A New York resident can bring a lawsuit in federal court to challenge debt collection practices under the Fair Debt Collection Practices Act for a loan that was discharged in bankruptcy, the U.S. Court of Appeals for the Second Circuit ruled Monday. 

Claims that mortgage servicer Ocwen Loan Servicing violated the FDCPA by trying to collect Donna Garfield's previously discharged debt aren’t trumped by the U.S. Bankruptcy Code, the court ruled. The three-judge appellate panel overturned a lower court’s dismissal of the 2014 lawsuit filed by Garfield, who accused Ocwen of illegally demanding payment of thousands of dollars in mortgage debt she didn’t owe. 

Judges Jon Newman, Ralph Winter and Jose Cabranes, in Garfield v. Ocwen Loan Servicing LLC, held that Garfield could only seek relief in bankruptcy court.

Garfield had failed to make payments on a mortgage for the home she obtained from Ocwen's predecessor-in-interest and she filed for Chapter 13 Bankruptcy in 2009. She obtained a discharge of her personal obligation for the loan in August 2013, agreeing to pay $938 a month to prevent foreclosure.

After falling behind on payments, in February 2014 Ocwen demanded that she pay $21,825 or face foreclosure. In April 2014, Ocwen sent a delinquency notice for $2,684. The amounts reflected her arrears for monthly payments and the mortgage loan arrears that had been discharged in bankruptcy.

Garfield filed in the Western District on several claims under the FDCPA, including allegations that Ocwen failed to give her a so-called "mini-Miranda warning" as required by law for conversations with a debtor, and that the company failed to send notice within five days of her right to dispute the debt.

The circuit previously ruled in Simmons v. Roundup Funding LLC, that the FDCPA bars lawsuits while bankruptcy proceedings are pending, stating that "the FDCPA is designed to protect defenseless debtors" and debtors don't need the help when they are under bankruptcy court protection, Judge Newman noted. The court found that Garfield brought claims after discharge in bankruptcy - "the context we explicitly distinguished in Simmons."

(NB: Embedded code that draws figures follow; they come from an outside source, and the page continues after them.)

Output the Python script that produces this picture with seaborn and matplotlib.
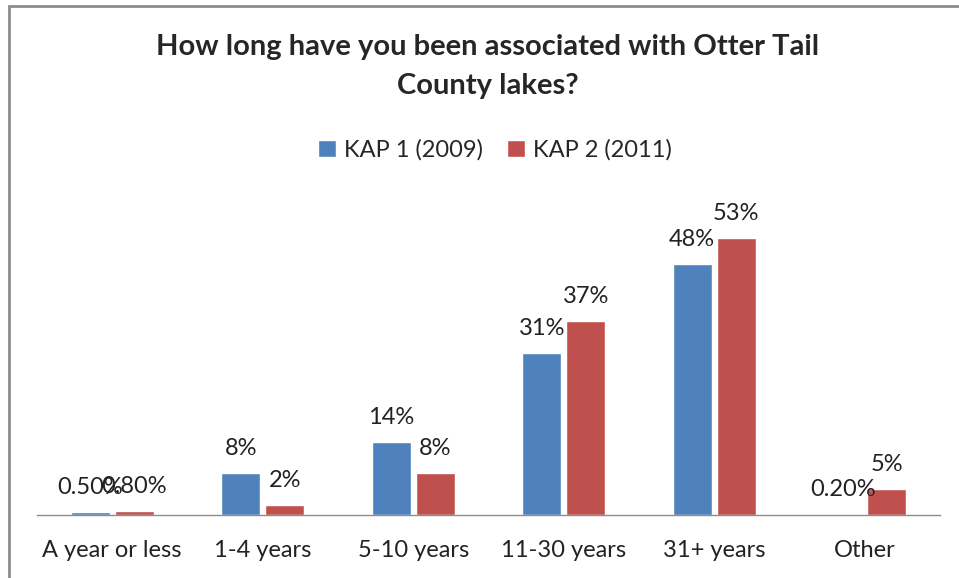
import numpy as np
import pandas as pd
import matplotlib
matplotlib.use("Agg")
import matplotlib.pyplot as plt
import seaborn as sns
from matplotlib.patches import Rectangle, Patch

categories = ["A year or less", "1-4 years", "5-10 years", "11-30 years", "31+ years", "Other"]
kap1_values = [0.5, 8, 14, 31, 48, 0.2]
kap2_values = [0.8, 2, 8, 37, 53, 5]
kap1_labels = ["0.50%", "8%", "14%", "31%", "48%", "0.20%"]
kap2_labels = ["0.80%", "2%", "8%", "37%", "53%", "5%"]
series_names = ["KAP 1 (2009)", "KAP 2 (2011)"]
colors = ["#4F81BD", "#C0504D"]

df = pd.DataFrame({
    "category": categories * 2,
    "value": kap1_values + kap2_values,
    "series": [series_names[0]] * len(categories) + [series_names[1]] * len(categories),
})

sns.set_style("white")
plt.rcParams["font.family"] = ["Lato", "DejaVu Sans"]

fig = plt.figure(figsize=(9.59, 5.78), dpi=100)
W, H = 959, 578

# outer chart frame (gray border, cut at right/bottom)
fig.patches.append(Rectangle((9 / W, -0.1), 1.2, 1 - 6 / H + 0.1, transform=fig.transFigure,
                             fill=False, edgecolor="#8c8c8c", linewidth=2))

ax = fig.add_axes([37 / W, 63 / H, 903 / W, 314 / H])
sns.barplot(data=df, x="category", y="value", hue="series", palette=colors,
            width=0.585, gap=0.11, ax=ax, legend=False, saturation=1)

ax.set_ylim(0, 60)
ax.set_xlim(-0.5, len(categories) - 0.5)
ax.set_xlabel("")
ax.set_ylabel("")
ax.set_yticks([])
for s in ["top", "right", "left"]:
    ax.spines[s].set_visible(False)
ax.spines["bottom"].set_color("#8c8c8c")
ax.spines["bottom"].set_linewidth(1)
ax.tick_params(axis="x", length=0, pad=18, labelsize=17, labelcolor="#222222")
ax.patch.set_alpha(0)

for cont, labs in zip(ax.containers, [kap1_labels, kap2_labels]):
    ax.bar_label(cont, labels=labs, padding=10, fontsize=17, color="#222222")

title_x = 488 / W
fig.text(title_x, 1 - 47 / H, "How long have you been associated with Otter Tail",
         ha="center", va="center", fontsize=21, fontweight="bold")
fig.text(title_x, 1 - 86 / H, "County lakes?",
         ha="center", va="center", fontsize=21, fontweight="bold")

handles = [Patch(facecolor=c, label=n) for c, n in zip(colors, series_names)]
fig.legend(handles=handles, loc="center", bbox_to_anchor=(495 / W, 1 - 150 / H), ncol=2,
           frameon=False, fontsize=17, handlelength=0.75, handleheight=0.75,
           handletextpad=0.35, columnspacing=1.0)

fig.savefig("out.png", dpi=100)
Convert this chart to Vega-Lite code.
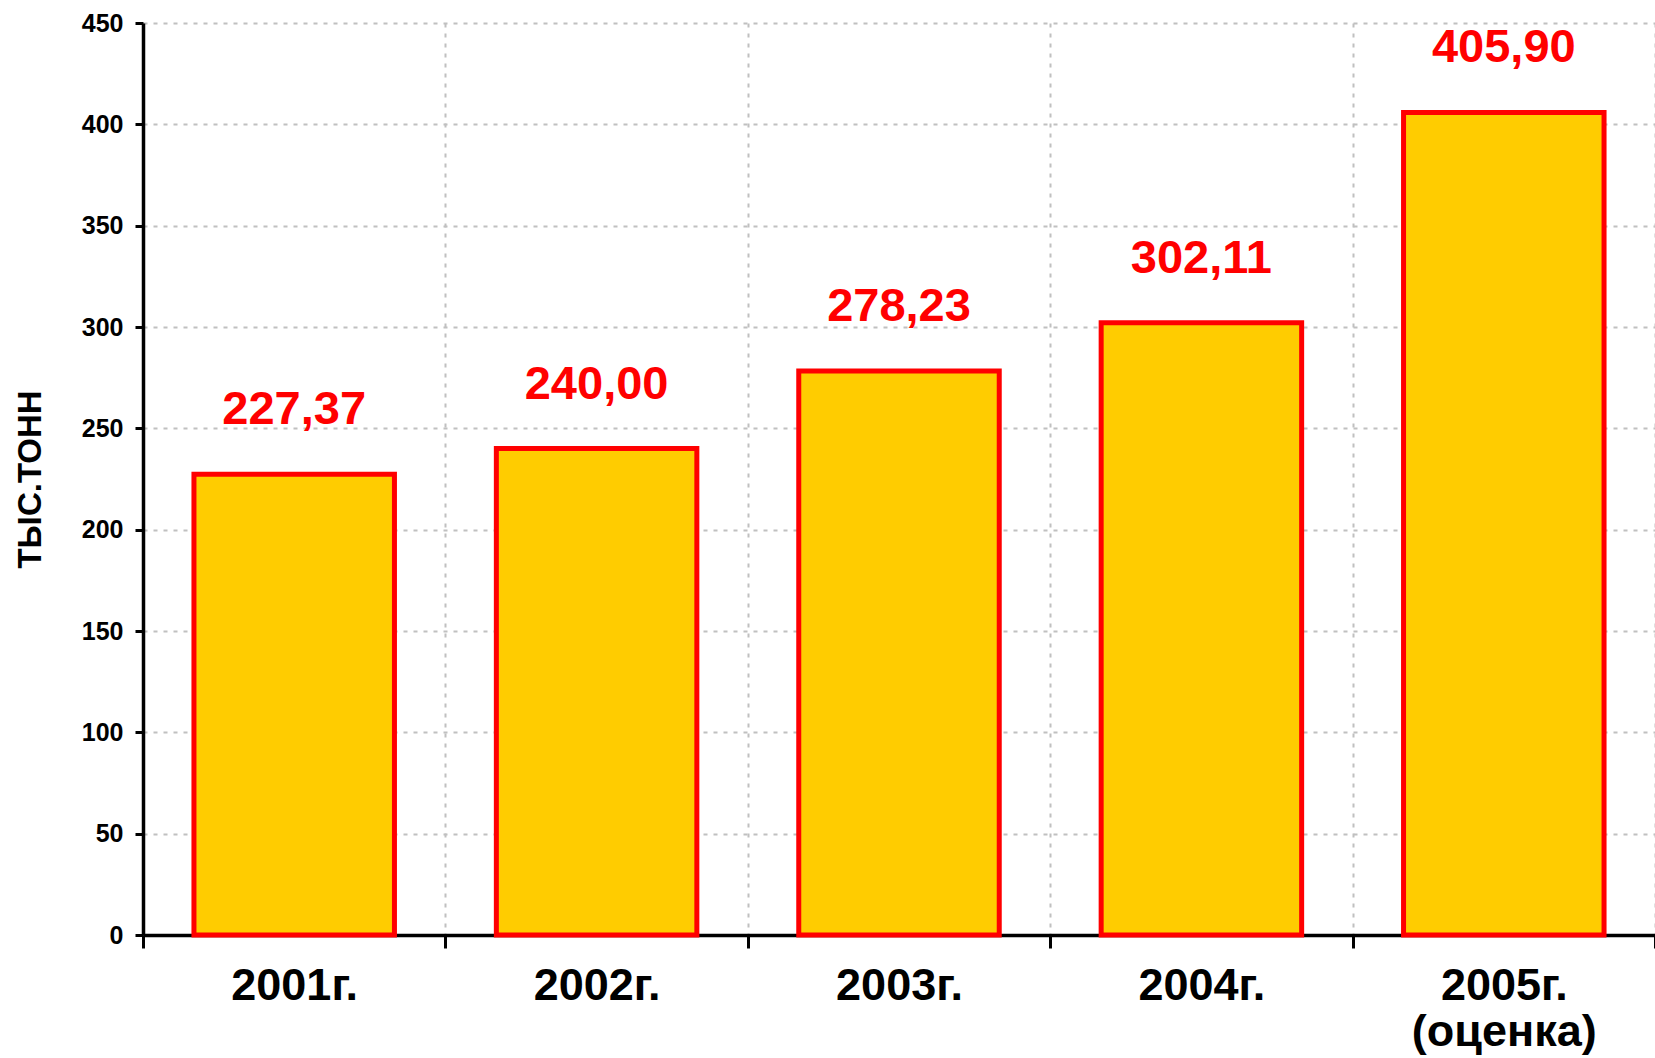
{
  "$schema": "https://vega.github.io/schema/vega-lite/v6.json",
  "width": 1512,
  "height": 912,
  "autosize": {"type": "none"},
  "padding": {"left": 143, "top": 23, "right": 0, "bottom": 123},
  "background": "white",
  "config": {
    "view": {"stroke": null},
    "font": "Liberation Sans"
  },
  "data": {
    "values": [
      {"year": "2001г.", "value": 227.37, "label": "227,37"},
      {"year": "2002г.", "value": 240.00, "label": "240,00"},
      {"year": "2003г.", "value": 278.23, "label": "278,23"},
      {"year": "2004г.", "value": 302.11, "label": "302,11"},
      {"year": "2005г. (оценка)", "value": 405.90, "label": "405,90"}
    ]
  },
  "encoding": {
    "x": {
      "field": "year",
      "type": "nominal",
      "sort": null,
      "scale": {"paddingInner": 0, "paddingOuter": 0},
      "axis": {
        "title": null,
        "labelAngle": 0,
        "labelExpr": "split(datum.label, ' ')",
        "labelFont": "Liberation Sans",
        "labelFontSize": 45,
        "labelFontWeight": "bold",
        "labelColor": "black",
        "labelLineHeight": 46,
        "labelPadding": 15,
        "labelLimit": 400,
        "tickBand": "extent",
        "tickSize": 13,
        "tickWidth": 3,
        "tickColor": "black",
        "domainColor": "black",
        "domainWidth": 3.5,
        "grid": true,
        "gridColor": "#c0c0c0",
        "gridWidth": 2,
        "gridDash": [4, 6]
      }
    },
    "y": {
      "field": "value",
      "type": "quantitative",
      "scale": {"domain": [0, 450], "nice": false},
      "axis": {
        "title": "ТЫС.ТОНН",
        "titleFont": "Liberation Sans",
        "titleFontSize": 33,
        "titleFontWeight": "bold",
        "titleColor": "black",
        "titlePadding": 34,
        "values": [0, 50, 100, 150, 200, 250, 300, 350, 400, 450],
        "labelFont": "Liberation Sans",
        "labelFontSize": 25,
        "labelFontWeight": "bold",
        "labelColor": "black",
        "labelPadding": 12,
        "tickSize": 8,
        "tickWidth": 3,
        "tickColor": "black",
        "domainColor": "black",
        "domainWidth": 3.5,
        "grid": true,
        "gridColor": "#c0c0c0",
        "gridWidth": 2,
        "gridDash": [4, 6]
      }
    }
  },
  "layer": [
    {
      "mark": {"type": "bar", "width": {"band": 0.663}, "fill": "#FFCC00", "stroke": "#FF0000", "strokeWidth": 5}
    },
    {
      "mark": {
        "type": "text",
        "baseline": "alphabetic",
        "align": "center",
        "dy": -50,
        "fontSize": 47,
        "fontWeight": "bold",
        "font": "Liberation Sans",
        "color": "#FF0000"
      },
      "encoding": {"text": {"field": "label"}}
    }
  ]
}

"Now facing the issue of implied repeal of FDCPA provisions invoked for claims in the post-discharge context, we conclude that the bankruptcy code does not broadly repeal the FDCPA for purposes of FDCPA claims based on conduct that would constitute alleged violations of the discharge injunction," Newman wrote.

"No irreconcilable conflict exists between the post-discharge remedies of the bankruptcy code and the FDCPA," he said. "There is no reason to assume that Congress did not expect these two statutory schemes to coexist in the post-discharge context."

Newman went on to find, as to Garfield, that the bankruptcy code also does not impliedly repeal specific provisions, including the "mini-Miranda warning" claim.

"Ocwen's communication, even without the mini-Miranda warning, was an attempt to collect a discharged debt in violation of the bankruptcy code," he wrote. "The absence of mini-Miranda also violated the FDCPA. There is no conflict."